Welcome to Notes from a Far-Flung Correspondent, which features the weekly interests and musings of Bossy’s Son, who is currently enjoying his sophomore year at Columbia University in the City of New York.
This week: Garfield Minus Garfield.
I’ve never been much of a Comic Book Guy, but he used to have entire bookshelves full of Garfield comics, and somewhere between playing-card fights and living room hockey and underwater handstand competitions, we managed to read quite a few of them.
The driving comedic force behind Garfield comics — frankly, its entire raison d’être — is the relationship between Jon and Garfield. Jon provides the amicably pitiful, Garfield the wickedly snarky, but the two of them endure together in a life partnership of endless lasagna.
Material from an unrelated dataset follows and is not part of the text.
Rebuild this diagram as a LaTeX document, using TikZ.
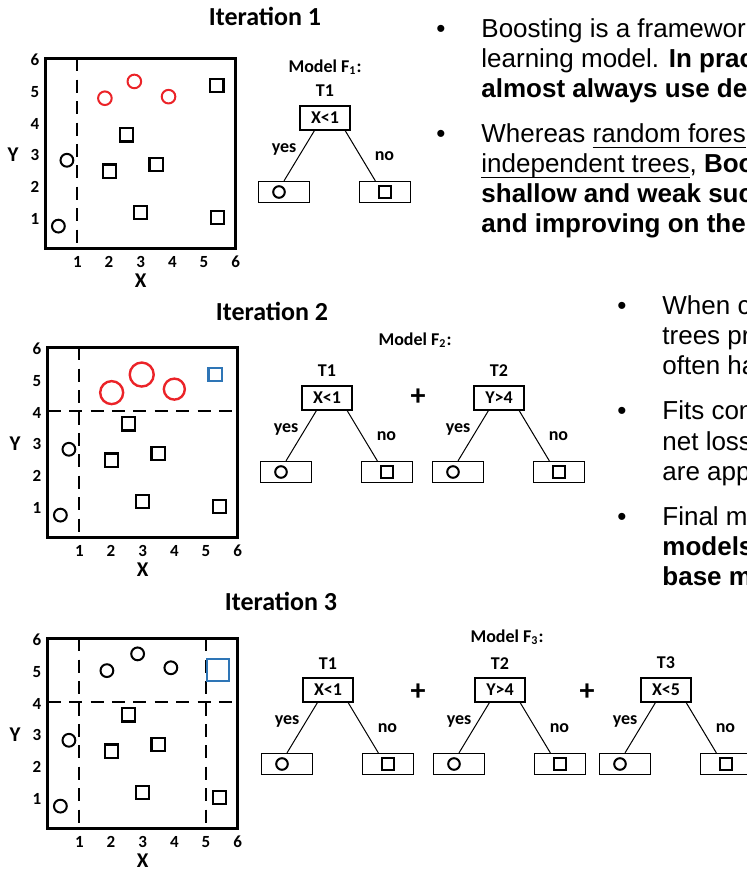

But what happens if we insert a little reality into the mix? What if Garfield is de-anthropomorphized? What if Jon is just a single man without a talking, attitude-y cat?
Here’s what happens:
This is Garfield Minus Garfield the personal project of Dan Walsh, a self-labeled Irish musician, artist, nerd, and businessman. By carefully Photoshopping Garfield-the-cat out of every frame, Walsh has begun a psychological study whose premise sounds more like the tagline of a Roth novel than a comic book. Walsh writes, It is a journey deep into the mind of an isolated young everyman as he fights a losing battle against loneliness and depression in a quiet American suburb.
For sure, Jon sans cat is a touchingly, hauntingly lonely man. But there’s a quiet humor here too, something that stretches beyond the loneliness; it calls for the viewer to fill the role of the missing Garfield, to supplement these existential crises with the necessary humor. And this, to me, seems to be the essential human condition: confronting periods of loneliness and self-doubt and positivistically enduring through them.
Or maybe he’s just a goofy guy with no friends.